● WHAT TO PRODUCE
Retype nothing but the lines from the start of the material up to and including the line with "from matplotlib.path import Path". Pictures don't belong in the copy.

[Records with drawing code]
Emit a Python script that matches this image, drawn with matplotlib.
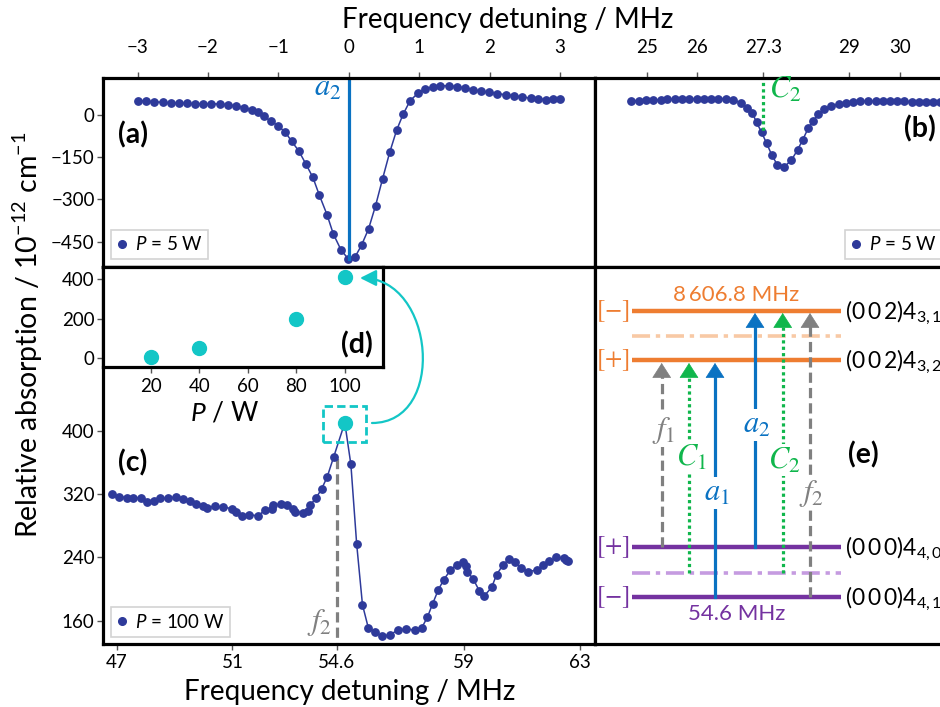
import matplotlib.pyplot as plt
from matplotlib.lines import Line2D
from matplotlib.patches import Rectangle, FancyArrowPatch
from matplotlib.path import Path

plt.rcParams['font.family'] = ['Lato', 'DejaVu Sans']
plt.rcParams['mathtext.fontset'] = 'custom'
plt.rcParams['mathtext.rm'] = 'Lato'
plt.rcParams['mathtext.it'] = 'Lato:italic'
plt.rcParams['mathtext.bf'] = 'Lato:bold'

# ---- data ----
# (a) P = 5 W, around the a2 line
a_x = [-2.99, -2.88, -2.76, -2.64, -2.53, -2.41, -2.30, -2.19, -2.07, -1.95, -1.83, -1.72, -1.60, -1.49,
       -1.37, -1.29, -1.21, -1.11, -1.00, -0.90, -0.81, -0.71, -0.61, -0.51, -0.42, -0.31, -0.22, -0.11,
       -0.01, 0.09, 0.18, 0.28, 0.38, 0.48, 0.58, 0.68, 0.77, 0.87, 0.98, 1.08, 1.19, 1.30, 1.42, 1.53,
       1.65, 1.76, 1.88, 1.99, 2.11, 2.23, 2.34, 2.46, 2.58, 2.69, 2.80, 2.90, 3.00]
a_y = [51, 49, 47, 45, 43, 42, 42, 40, 40, 40, 39, 37, 32, 26, 17, 10, -5, -21, -39, -62, -94, -128,
       -174, -222, -284, -354, -423, -480, -511, -504, -463, -405, -322, -226, -133, -53, 2, 51, 77, 92,
       100, 104, 104, 101, 96, 90, 85, 81, 76, 72, 69, 64, 60, 57, 55, 56, 56]
# (b) P = 5 W, around C2
b_x = [24.70, 24.85, 24.99, 25.13, 25.28, 25.41, 25.56, 25.70, 25.84, 25.99, 26.13, 26.27, 26.41, 26.56,
       26.71, 26.86, 26.99, 27.09, 27.17, 27.27, 27.37, 27.47, 27.58, 27.72, 27.86, 27.98, 28.08, 28.19,
       28.29, 28.39, 28.51, 28.65, 28.79, 28.93, 29.08, 29.22, 29.38, 29.52, 29.66, 29.80, 29.95, 30.09,
       30.23, 30.37, 30.51, 30.66, 30.79]
b_y = [51, 51, 52, 53, 55, 56, 56, 57, 58, 58, 58, 58, 58, 58, 52, 44, 24, 6, -26, -62, -101, -142,
       -177, -184, -160, -124, -89, -47, -20, 2, 20, 32, 39, 44, 47, 49, 49, 49, 49, 49, 49, 49, 47, 47,
       46, 46, 46]
# (c) P = 100 W, around f2
c_x = [46.83, 47.09, 47.37, 47.55, 47.83, 48.06, 48.30, 48.50, 48.78, 49.05, 49.28, 49.53, 49.74, 49.99,
       50.13, 50.39, 50.68, 50.97, 51.14, 51.34, 51.58, 51.89, 52.12, 52.35, 52.39, 52.66, 52.87, 53.10,
       53.16, 53.42, 53.62, 53.67, 53.88, 54.08, 54.27, 54.50, 54.88, 55.09, 55.29, 55.49, 55.69, 55.93,
       56.18, 56.44, 56.72, 57.01, 57.30, 57.54, 57.73, 57.91, 58.11, 58.30, 58.53, 58.74, 58.97, 59.08,
       59.11, 59.31, 59.52, 59.69, 59.95, 60.12, 60.35, 60.56, 60.75, 60.95, 61.21, 61.50, 61.73, 61.94,
       62.19, 62.45, 62.51, 62.60]
c_y = [320, 317, 316, 315, 316, 311, 312, 315, 315, 317, 314, 312, 308, 305, 303, 305, 304, 302, 298,
       293, 294, 293, 300, 301, 306, 308, 306, 302, 298, 297, 299, 306, 315, 327, 342, 368, 411, 358,
       257, 180, 151, 145, 140, 142, 148, 149, 148, 151, 164, 181, 199, 212, 224, 231, 234, 229, 222,
       213, 198, 191, 202, 218, 231, 238, 234, 227, 222, 224, 230, 235, 240, 239, 237, 235]
# (d) peak height vs power
d_power = [20, 40, 80, 100]
d_abs = [6, 53, 198, 407]

a_ticks = [-3, -2, -1, 0, 1, 2, 3]
b_ticks = [25, 26, 27.3, 29, 30]
b_labels = ['25', '26', '27.3', '29', '30']
c_ticks = [47, 51, 54.6, 59, 63]
c_labels = ['47', '51', '54.6', '59', '63']
a2_pos, c2_pos, f2_pos = 0.0, 27.3, 54.6

# (e) energy diagram (diagram units)
sp = '\u2009'
lev_y = [310.7, 360.0, 547.3, 596.7]
lev_sym = ['[-]', '[+]', '[+]', '[-]']
lev_name = ['(0' + sp + '0' + sp + '2)4$_{3,1}$', '(0' + sp + '0' + sp + '2)4$_{3,2}$',
            '(0' + sp + '0' + sp + '0)4$_{4,0}$', '(0' + sp + '0' + sp + '0)4$_{4,1}$']
mid_y = [335.7, 572.7]
tr_name = ['f_1', 'C_1', 'a_1', 'a_2', 'C_2', 'f_2']
tr_x = [661.7, 689, 715, 755, 782.7, 810]
tr_from = [547.3, 572.7, 596.7, 547.3, 572.7, 596.7]
tr_to = [363, 363, 363, 313, 313, 313]
tr_lab_y = [430, 457, 493, 425, 460, 493]

navy = '#2E3A9A'
cyan = '#13C6C6'
blue = '#0A72C2'
green = '#10B64C'
gray = '#808080'
orange = '#EE7D31'
orange_l = '#F8C9A5'
purple = '#7432A0'
purple_l = '#C59BE0'
tr_col = [gray, green, blue, blue, green, gray]
tr_ls = [(0, (3.2, 1.6)), (0, (1, 1)), '-', '-', (0, (1, 1)), (0, (3.2, 1.6))]

W, H = 940, 707
fig = plt.figure(figsize=(W / 100, H / 100), dpi=100)


def box(l, t, r, b):
    return [l / W, 1 - b / H, (r - l) / W, (b - t) / H]


def frame(ax):
    for s in ax.spines.values():
        s.set_linewidth(2.3)
        s.set_color('black')


def legend(ax, label, loc):
    h = Line2D([], [], marker='o', ls='', color=navy, ms=5.5, label=label)
    lg = ax.legend(handles=[h], loc=loc, fontsize=13.5, frameon=True, fancybox=False,
                   handlelength=0.6, handletextpad=0.4, borderpad=0.3, borderaxespad=0.4)
    lg.get_frame().set_edgecolor('#c8c8c8')
    lg.get_frame().set_linewidth(1.2)


tick_kw = dict(labelsize=13.5, width=1, length=4, color='#555555')
top_y, mid, bot_y, split = 78, 266.5, 644, 595

# ---- (a) ----
ax_a = fig.add_axes(box(103, top_y, split, mid))
ax_a.plot(a_x, a_y, '-o', color=navy, ms=5.3, lw=1.1)
ax_a.plot([a2_pos, a2_pos], [140, min(a_y)], color=blue, lw=2.3)
ax_a.text(a2_pos - 0.1, 95, '$a_2$', color=blue, fontsize=22, ha='right', va='center', math_fontfamily='stix')
ax_a.set_xlim(-3.49, 3.495)
ax_a.set_ylim(-538.5, 131.5)
ax_a.xaxis.tick_top()
ax_a.set_xticks(a_ticks)
ax_a.set_yticks([0, -150, -300, -450])
ax_a.tick_params(axis='x', pad=12, **tick_kw)
ax_a.tick_params(axis='y', pad=2, **tick_kw)
ax_a.text(0.03, 0.70, '(a)', transform=ax_a.transAxes, fontsize=20.5, fontweight='bold', va='center')
legend(ax_a, '$P$ = 5 W', 'lower left')
frame(ax_a)

# ---- (b) ----
ax_b = fig.add_axes(box(split, top_y, 950, mid))
ax_b.plot(b_x, b_y, '-o', color=navy, ms=5.3, lw=1.1)
ax_b.plot([c2_pos, c2_pos], [140, -59], color=green, lw=2.3, ls=(0, (1, 1)))
ax_b.text(c2_pos + 0.12, 92, '$C_2$', color=green, fontsize=22, ha='left', va='center', math_fontfamily='stix')
ax_b.set_xlim(23.98, 30.99)
ax_b.set_ylim(-538.5, 131.5)
ax_b.xaxis.tick_top()
ax_b.set_xticks(b_ticks, b_labels)
ax_b.set_yticks([])
ax_b.tick_params(axis='x', pad=12, **tick_kw)
ax_b.text(0.915, 0.73, '(b)', transform=ax_b.transAxes, fontsize=20.5, fontweight='bold', va='center', ha='center')
legend(ax_b, '$P$ = 5 W', 'lower right')
frame(ax_b)

# ---- (c) ----
ax_c = fig.add_axes(box(103, mid, split, bot_y))
ax_c.plot([f2_pos, f2_pos], [100, 370], color=gray, lw=2.3, ls=(0, (3.2, 1.6)), zorder=1)
ax_c.plot(c_x, c_y, '-o', color=navy, ms=5.3, lw=1.1, zorder=2)
pk = c_y.index(max(c_y))
ax_c.plot(c_x[pk], c_y[pk], 'o', color=cyan, ms=10, zorder=3)
ax_c.add_patch(Rectangle((c_x[pk] - 0.76, c_y[pk] - 25), 1.48, 46, fill=False, ec=cyan, lw=2,
                         ls=(0, (3, 1.5)), zorder=3))
ax_c.text(f2_pos - 0.15, 158, '$f_2$', color=gray, fontsize=22, ha='right', va='center', math_fontfamily='stix')
ax_c.set_xlim(46.53, 63.52)
ax_c.set_ylim(130.2, 609.2)
ax_c.set_xticks(c_ticks, c_labels)
ax_c.set_yticks([160, 240, 320, 400])
ax_c.tick_params(axis='x', pad=3, **tick_kw)
ax_c.tick_params(axis='y', pad=2, **tick_kw)
ax_c.text(0.03, 0.48, '(c)', transform=ax_c.transAxes, fontsize=20.5, fontweight='bold', va='center')
legend(ax_c, '$P$ = 100 W', 'lower left')
frame(ax_c)

# ---- (d) inset ----
ax_d = fig.add_axes(box(103, mid, 383, 367))
ax_d.plot(d_power, d_abs, 'o', color=cyan, ms=10)
ax_d.set_xlim(0.37, 115.6)
ax_d.set_ylim(-42.7, 461.7)
ax_d.set_xticks([20, 40, 60, 80, 100])
ax_d.set_yticks([0, 200, 400])
ax_d.tick_params(axis='x', pad=4, **tick_kw)
ax_d.tick_params(axis='y', pad=2, **tick_kw)
ax_d.text(0.905, 0.22, '(d)', transform=ax_d.transAxes, fontsize=20.5, fontweight='bold', va='center', ha='center')
frame(ax_d)
fig.text(225 / W, 1 - 413 / H, '$P$ / W', fontsize=19, ha='center', va='center')

# curved arrow from the peak in (c) to the 100 W point in (d)
verts = [(372 / W, 1 - 423 / H), (447 / W, 1 - 423 / H), (435 / W, 1 - 278 / H), (360 / W, 1 - 278 / H)]
arr = FancyArrowPatch(path=Path(verts, [Path.MOVETO, Path.CURVE4, Path.CURVE4, Path.CURVE4]),
                      arrowstyle='-|>,head_length=0.7,head_width=0.35', mutation_scale=14,
                      color=cyan, lw=1.6, transform=fig.transFigure)
fig.add_artist(arr)

# ---- (e) energy levels ----
ax_e = fig.add_axes(box(split, mid, 950, bot_y))
ax_e.set_xlim(split, 950)
ax_e.set_ylim(bot_y, mid)
ax_e.set_xticks([])
ax_e.set_yticks([])
frame(ax_e)
x0, x1 = 631.7, 840.7
for i, y in enumerate(lev_y):
    col = orange if i < 2 else purple
    ax_e.plot([x0, x1], [y, y], color=col, lw=3.2, solid_capstyle='butt')
    ax_e.text(613, y, '$' + lev_sym[i] + '$', color=col, fontsize=18, ha='center', va='center',
              math_fontfamily='stix')
    ax_e.text(845, y + 2, lev_name[i], fontsize=16.5, ha='left', va='center')
for y, col in zip(mid_y, [orange_l, purple_l]):
    ax_e.plot([x0, x1], [y, y], color=col, lw=2.6, ls=(0, (5, 1.6, 1.2, 1.6)))
ax_e.text(736, 295, '8\u2009606.8 MHz', color=orange, fontsize=16, ha='center', va='center')
ax_e.text(737, 614, '54.6 MHz', color=purple, fontsize=16, ha='center', va='center')
for i in range(len(tr_x)):
    x = tr_x[i]
    ax_e.plot([x, x], [tr_from[i], tr_to[i] + 8], color=tr_col[i], lw=2.3, ls=tr_ls[i], zorder=2)
    ax_e.annotate('', xy=(x, tr_to[i]), xytext=(x, tr_to[i] + 12),
                  arrowprops=dict(arrowstyle='-|>,head_length=0.5,head_width=0.32', color=tr_col[i],
                                  lw=0.5, mutation_scale=20, shrinkA=0, shrinkB=0), zorder=3)
    ax_e.text(x + 2, tr_lab_y[i], '$' + tr_name[i] + '$', color=tr_col[i], fontsize=22, ha='center',
              va='center', math_fontfamily='stix', zorder=4,
              bbox=dict(fc='white', ec='none', pad=1))
ax_e.text(863, 455, '(e)', fontsize=20.5, fontweight='bold', ha='center', va='center')

# ---- shared labels ----
fig.text(508 / W, 1 - 20 / H, 'Frequency detuning / MHz', fontsize=20, ha='center', va='center')
fig.text(350 / W, 1 - 692 / H, 'Frequency detuning / MHz', fontsize=20, ha='center', va='center')
fig.text(28 / W, 1 - 335 / H, 'Relative absorption / 10$^{-12}$ cm$^{-1}$', fontsize=20.5, rotation=90,
         ha='center', va='center')

fig.savefig('out.png', dpi=100)
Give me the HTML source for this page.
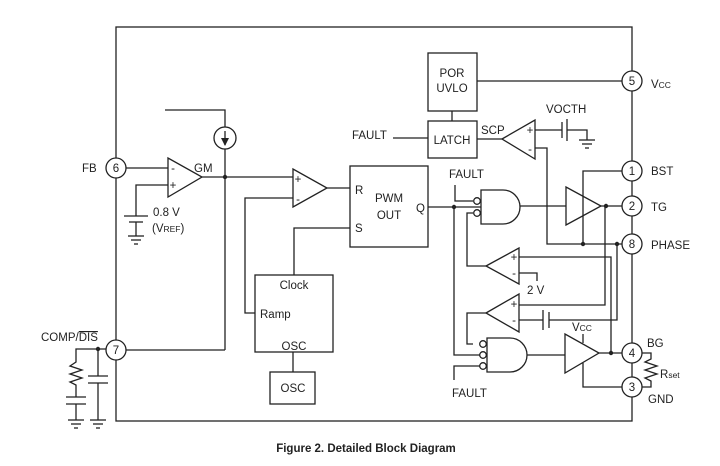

● OUTPUT BELOW
Emit a Python script that matches this image, drawn with matplotlib.
import matplotlib.pyplot as plt
from matplotlib.lines import Line2D
from matplotlib.patches import Rectangle, FancyArrowPatch
from matplotlib.path import Path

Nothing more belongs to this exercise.